Space Colonization: A Study of Supply and Demand

Fully Reusable Earth to Orbit Stage (FRETOS) combined with Tether Upper Stage (TUS) provide cheap access to orbit. Credit: Dana Andrews/Roger Lenard.

Centauri Dreams reports that Dana Andrews proposes a lunar sling for launching metal products to Earth, but goes into greater detail on what any space infrastructure requires going out of the gate: A simple and inexpensive way to get to Earth orbit, what he calls FRETOS — Fully Reusable Earth-to-Orbit Systems. A fleet of five launchers supporting a flight rate of 1000 launches per year using four tethers is at the heart of the proposal. On the space side, a Skyhook capture device located at 300 kilometers orbital altitude is part of a picture that also includes a Low Earth Orbit station at 1000 kilometers, a powered winch module at 1700 kilometers and a counter-balance at 2400 kilometers. The total mass of the space segment is estimated at 190 metric tons, including 2100 kilometers of tether lines, high-speed winches, power generation arrays, counter balances and station-keeping components, all to be launched separately and docked together for assembly.

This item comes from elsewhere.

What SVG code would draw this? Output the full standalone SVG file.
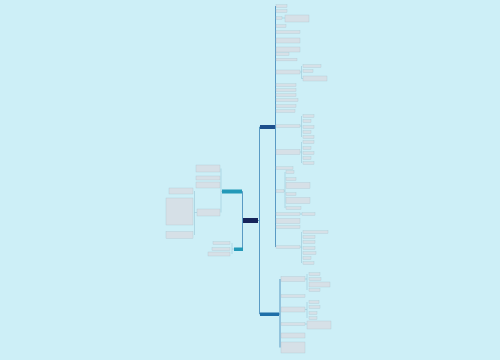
<svg xmlns="http://www.w3.org/2000/svg" width="500" height="360" viewBox="0 0 500 360">
<style>
.bg{fill:#cdeff7}
.n{fill:#d6e0e7;stroke:#a9bfcb;stroke-width:0.3}
.root{fill:#15235a}
.b1{fill:#1c4f8c}
.b2{fill:#1f6fa8}
.lt{fill:#2399b8}
.c{fill:none;stroke:#8fbfd0;stroke-width:0.5}
.m{fill:none;stroke:#3b84b6;stroke-width:0.8}
</style>
<rect class="bg" x="0" y="0" width="500" height="360"/>
<g id="connectors">
<path class="m" d="M258 220.5H259.5V127H260M259.5 220.5V314H260M243 220.5H242.5V191.5H242M242.5 220.5V249H243"/>
<path class="m" d="M275 127H275.5M275.5 6V247"/>
<path class="c" d="M282 18H285M300 72H301.5M301.5 66V78.5H303M300 126H301.5M301.5 116V137M300 152H301.5M301.5 142V163M284 191H285M285 172V208M300 214H302M300 247H301.5M301.5 232V263"/>
<path class="m" d="M279 314H280M280 279V347.5"/>
<path class="c" d="M305 279H307M307 274V290M305 309.5H307M307 302V318M305 324H307"/>
<path class="c" d="M222 191.5H221M221 168.5V212.5M197 212.5H194.5M194.5 191V235M234 249H232M232 243V254"/>
</g>
<g id="root"><rect class="root" x="243" y="218" width="15" height="5"/></g>
<g id="b1"><rect class="b1" x="260" y="125" width="15" height="4"/></g>
<g id="b2"><rect class="b2" x="260" y="312.5" width="19" height="3.5"/></g>
<g id="l1"><rect class="lt" x="222" y="189.5" width="20" height="4"/></g>
<g id="l2"><rect class="lt" x="234" y="247.5" width="9" height="3.5"/></g>
<g id="r1"><rect class="n" x="276" y="4.8" width="11" height="2.6"/></g>
<g id="r2"><rect class="n" x="276" y="9.8" width="11" height="2.6"/></g>
<g id="r3"><rect class="n" x="276" y="16.8" width="6" height="2.6"/></g>
<g id="r3a"><rect class="n" x="285" y="15" width="24" height="7"/></g>
<g id="r4"><rect class="n" x="276" y="24.8" width="10" height="2.6"/></g>
<g id="r5"><rect class="n" x="276" y="30.8" width="24" height="2.6"/></g>
<g id="r6"><rect class="n" x="276" y="38" width="24" height="5"/></g>
<g id="r7"><rect class="n" x="276" y="47" width="24" height="5"/></g>
<g id="r8"><rect class="n" x="276" y="52.8" width="13" height="2.6"/></g>
<g id="r9"><rect class="n" x="276" y="58.3" width="21" height="2.6"/></g>
<g id="r10"><rect class="n" x="276" y="70" width="24" height="4"/></g>
<g id="r10a"><rect class="n" x="303" y="64.8" width="18" height="2.6"/></g>
<g id="r10b"><rect class="n" x="303" y="69.8" width="10" height="2.6"/></g>
<g id="r10c"><rect class="n" x="303" y="76" width="24" height="5"/></g>
<g id="r11"><rect class="n" x="276" y="83.8" width="20" height="2.6"/></g>
<g id="r12"><rect class="n" x="276" y="88.8" width="20" height="2.6"/></g>
<g id="r13"><rect class="n" x="276" y="93.8" width="20" height="2.6"/></g>
<g id="r14"><rect class="n" x="276" y="98.8" width="22" height="2.6"/></g>
<g id="r15"><rect class="n" x="276" y="104.8" width="20" height="2.6"/></g>
<g id="r16"><rect class="n" x="276" y="109.8" width="19" height="2.6"/></g>
<g id="r17"><rect class="n" x="276" y="124.8" width="24" height="2.6"/></g>
<g id="r17a"><rect class="n" x="303" y="114.8" width="11" height="2.6"/></g>
<g id="r17b"><rect class="n" x="303" y="119.8" width="8" height="2.6"/></g>
<g id="r17c"><rect class="n" x="303" y="125.8" width="11" height="2.6"/></g>
<g id="r17d"><rect class="n" x="303" y="130.8" width="8" height="2.6"/></g>
<g id="r17e"><rect class="n" x="303" y="135.8" width="11" height="2.6"/></g>
<g id="r18"><rect class="n" x="276" y="149.5" width="24" height="5"/></g>
<g id="r18a"><rect class="n" x="303" y="140.8" width="11" height="2.6"/></g>
<g id="r18b"><rect class="n" x="303" y="146.8" width="8" height="2.6"/></g>
<g id="r18c"><rect class="n" x="303" y="151.8" width="11" height="2.6"/></g>
<g id="r18d"><rect class="n" x="303" y="156.8" width="8" height="2.6"/></g>
<g id="r18e"><rect class="n" x="303" y="161.8" width="11" height="2.6"/></g>
<g id="r19"><rect class="n" x="276" y="166.8" width="17" height="2.6"/></g>
<g id="r20"><rect class="n" x="276" y="189.8" width="8" height="2.6"/></g>
<g id="r20a"><rect class="n" x="286" y="170.8" width="8" height="2.6"/></g>
<g id="r20b"><rect class="n" x="286" y="177.8" width="10" height="2.6"/></g>
<g id="r20c"><rect class="n" x="286" y="182.5" width="24" height="6"/></g>
<g id="r20d"><rect class="n" x="286" y="192.8" width="10" height="2.6"/></g>
<g id="r20e"><rect class="n" x="286" y="197.5" width="24" height="6"/></g>
<g id="r20f"><rect class="n" x="286" y="206.8" width="15" height="2.6"/></g>
<g id="r21"><rect class="n" x="276" y="212.8" width="24" height="2.6"/></g>
<g id="r21a"><rect class="n" x="302" y="212.8" width="13" height="2.6"/></g>
<g id="r22"><rect class="n" x="276" y="218.5" width="24" height="5"/></g>
<g id="r23"><rect class="n" x="276" y="225.8" width="24" height="2.6"/></g>
<g id="r24"><rect class="n" x="276" y="245.8" width="24" height="2.6"/></g>
<g id="r24a"><rect class="n" x="303" y="230.8" width="25" height="2.6"/></g>
<g id="r24b"><rect class="n" x="303" y="235.8" width="12" height="2.6"/></g>
<g id="r24c"><rect class="n" x="303" y="240.8" width="12" height="2.6"/></g>
<g id="r24d"><rect class="n" x="303" y="246.8" width="12" height="2.6"/></g>
<g id="r24e"><rect class="n" x="303" y="251.8" width="13" height="2.6"/></g>
<g id="r24f"><rect class="n" x="303" y="256.8" width="8" height="2.6"/></g>
<g id="r24g"><rect class="n" x="303" y="261.8" width="11" height="2.6"/></g>
<g id="s1"><rect class="n" x="281" y="276.5" width="24" height="5"/></g>
<g id="s1a"><rect class="n" x="309" y="272.8" width="11" height="2.6"/></g>
<g id="s1b"><rect class="n" x="309" y="277.8" width="12" height="2.6"/></g>
<g id="s1c"><rect class="n" x="309" y="282" width="21" height="5"/></g>
<g id="s1d"><rect class="n" x="309" y="288.8" width="11" height="2.6"/></g>
<g id="s2"><rect class="n" x="281" y="294.8" width="24" height="2.6"/></g>
<g id="s3"><rect class="n" x="281" y="307" width="24" height="5"/></g>
<g id="s3a"><rect class="n" x="309" y="300.8" width="10" height="2.6"/></g>
<g id="s3b"><rect class="n" x="309" y="305.8" width="11" height="2.6"/></g>
<g id="s3c"><rect class="n" x="309" y="311.8" width="8" height="2.6"/></g>
<g id="s3d"><rect class="n" x="309" y="316.8" width="8" height="2.6"/></g>
<g id="s4"><rect class="n" x="281" y="322.8" width="24" height="2.6"/></g>
<g id="s4a"><rect class="n" x="307" y="321" width="24" height="8"/></g>
<g id="s5"><rect class="n" x="281" y="333" width="24" height="5"/></g>
<g id="s6"><rect class="n" x="281" y="342" width="24" height="11"/></g>
<g id="la"><rect class="n" x="196" y="165" width="24" height="7"/></g>
<g id="lb"><rect class="n" x="196" y="176" width="24" height="4"/></g>
<g id="lc"><rect class="n" x="196" y="182" width="24" height="6"/></g>
<g id="ld"><rect class="n" x="197" y="209" width="23" height="7"/></g>
<g id="ld1"><rect class="n" x="169" y="188" width="24" height="6"/></g>
<g id="ld2"><rect class="n" x="166" y="198" width="27" height="27"/></g>
<g id="ld3"><rect class="n" x="166" y="231.5" width="27" height="7"/></g>
<g id="m1"><rect class="n" x="213" y="241.8" width="17" height="2.6"/></g>
<g id="m2"><rect class="n" x="212" y="247.8" width="18" height="2.6"/></g>
<g id="m3"><rect class="n" x="208" y="252" width="22" height="4"/></g>
</svg>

What kind of resources are we talking about? Andrews enumerates quite a few, a list on which items like rhenium — used in fuel-efficient aircraft engines — stand out. The price of rhenium is now over $11,000 a kilogram, twelve times what it was just four years ago. Reserves of indium, which is used in solar cells and LCDs, are forecast to run out within ten years, and so is the hafnium we use in computer chips and nuclear control rods. Such shortages and accompanying price increases can be the driver for space commercialization. Andrews proposes moving the mining and smelting of key non-renewable resources to the Moon, providing access to high grade ores and transferring potentially polluting mining operations away from our planet.

Many asteroids are richer in most of these precious metals than the richest Earth ores which we mine. Further, these metals all occur in one ore when it comes to asteroids, not in separate ores.

As for getting to orbit, the launch segment is envisioned as a first stage subsonic carrier/aircraft with onboard hybrid rocket motor to achieve altitude for release of a second stage at 12.6 kilometers, with the second stage delivering a 13-ton payload to the capture point at the bottom of the 2100 kilometer long tether system. After payload capture, the second stage re-enters and glides to a landing at the launch and recovery base. Andrews’ assessment is that the entire recovery, turn around, launch and tether lift cycle could be completed within 24 hours, which works out to 1000 missions a year with the proposed fleet of 5 launchers and four tethers.

To get equipment to the Moon, outgoing payloads are released from the tether every day or so and transported to a lunar transfer station at L1, where they are assembled into lunar lander packages and then delivered to individual mining sites or research centers. The L1 station also collects and processes propellants for lunar landers and, possibly, deep space exploration missions, its operations almost entirely automated but allowing for the presence of a small crew as needed.

The economic model Andrews built of the entire infrastructure as operational over a twenty year period shows the cost of rare metals brought back to Earth at about $2600 per kilogram, an investment he notes is ‘fairly lucrative’ given current costs, and while a flow of materials from the Moon will lower the price, demand should also increase assuming we find momentum to reduce our use of fossil fuels, leaving a sizable potential for profit.